When I took the Alfa off the road at the end of the 2014 driving season last November, I decided that this year’s winter project would be a complete rebuild of the front suspension. Although the car drove and handled remarkably well, there were clunks and squeaks from the front which left me uncomfortable. A quick check with Pete, the previous owner, confirmed that he had not rebuilt the front end during his stewardship. Convinced that all bushings and ball joints were original to the car, I decided it was time.
Having done this kind of work on previously-owned collector cars, most recently my 1968 Mustang, the same approach was used: disassemble only ONE side of the suspension, so that in the worst-case scenario of “how the #$&% does this go back together again?”, I would always have the assembled OTHER side to use for reference. With the Alfa, there was also the admittedly minor concern that since the shop manuals I owned did not describe the procedure in detail, some or most of the work might fall to “figuring it out as I go”.
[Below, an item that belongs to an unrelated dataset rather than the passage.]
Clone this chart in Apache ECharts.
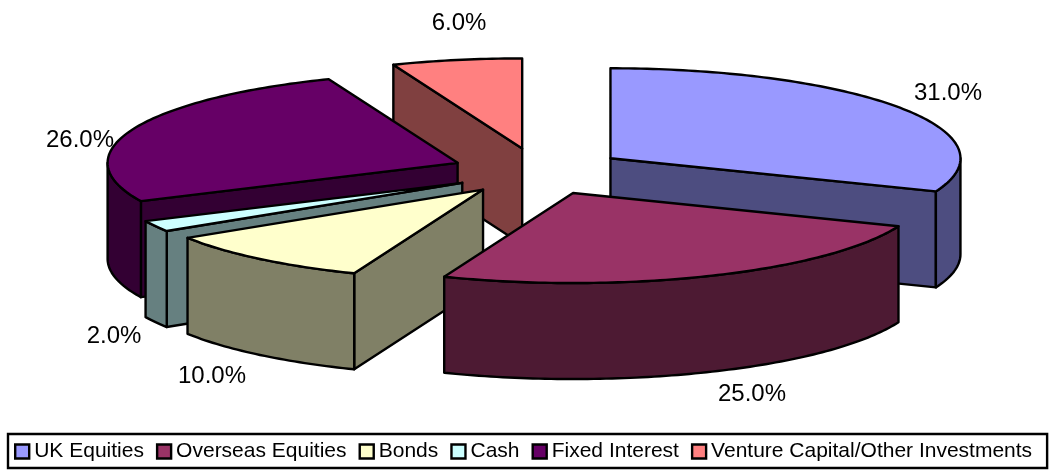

Some technical words about the 1967 Alfa Romeo Giulia Sprint front suspension: on the surface, this is a conventional suspension design, with upper and lower control arms, coil springs situated between the lower arm and crossmember, tube shocks, caster arms, and sway bar. The spindle rides on upper and lower ball joints connected to the respective control arms. In detail, there are some unique and fascinating design elements. The lower control “arm” is actually three pieces, joined by bushings and a ball joint. The bushings are not conventional rubber bushings, but are heim joints (like a ball and socket) enclosed in a steel casing and pressed into two of the arms. The lower spring seat bolts to the lower control arm and so can be removed and reinstalled separately. The caster arm serves as a fore-aft locating arm for the suspension, and is attached to the body of the car with a heim joint. The overall effect is a suspension which has an almost perfect combination of suppleness and control, with very little lean.
As I write this in March of 2015, let me explain that the first side I tackled (left side) is now almost completely done. That was the side to learn on – components were not always disassembled in the best order, I did not always give complete attention to the way things came apart, and so on. This is typical for old-car work that stretches out over a number of weeks. This blog entry, entitled “Part 1”, will pick up for the most part at the beginning of the second (right) side of the suspension. In this way I hope to better capture the logical order of performing the rebuild, now that I’m making my sophomore effort.
Early in the month of March, we finally had a winter day of temperatures reasonable enough to spend a few hours in the garage. One habit I’ve practiced with all my restorations is to take as many ‘before’, ‘during’, and ‘after’ photos as possible. In today’s digital world, it’s too easy to accomplish. So on Day One of this suspension rebuild, I dutifully took as many photos as I could of the pieces I was about to remove. I also decided it would be prudent to remove the brake caliper, disc, backing plate, and hub as a first step (I had left them in place when working on the first side, and they only got in the way).
The impact gun made short work of this effort. Once those were off, the front shock was unbolted, and I photographically documented the markings on it, as I believe these shocks are original to the car. At this point I had some components which could be cleaned and prepped for painting. The next step would be the somewhat tricky removal of the front spring. This would wait until one or two friends could join the party and provide some needed assistance.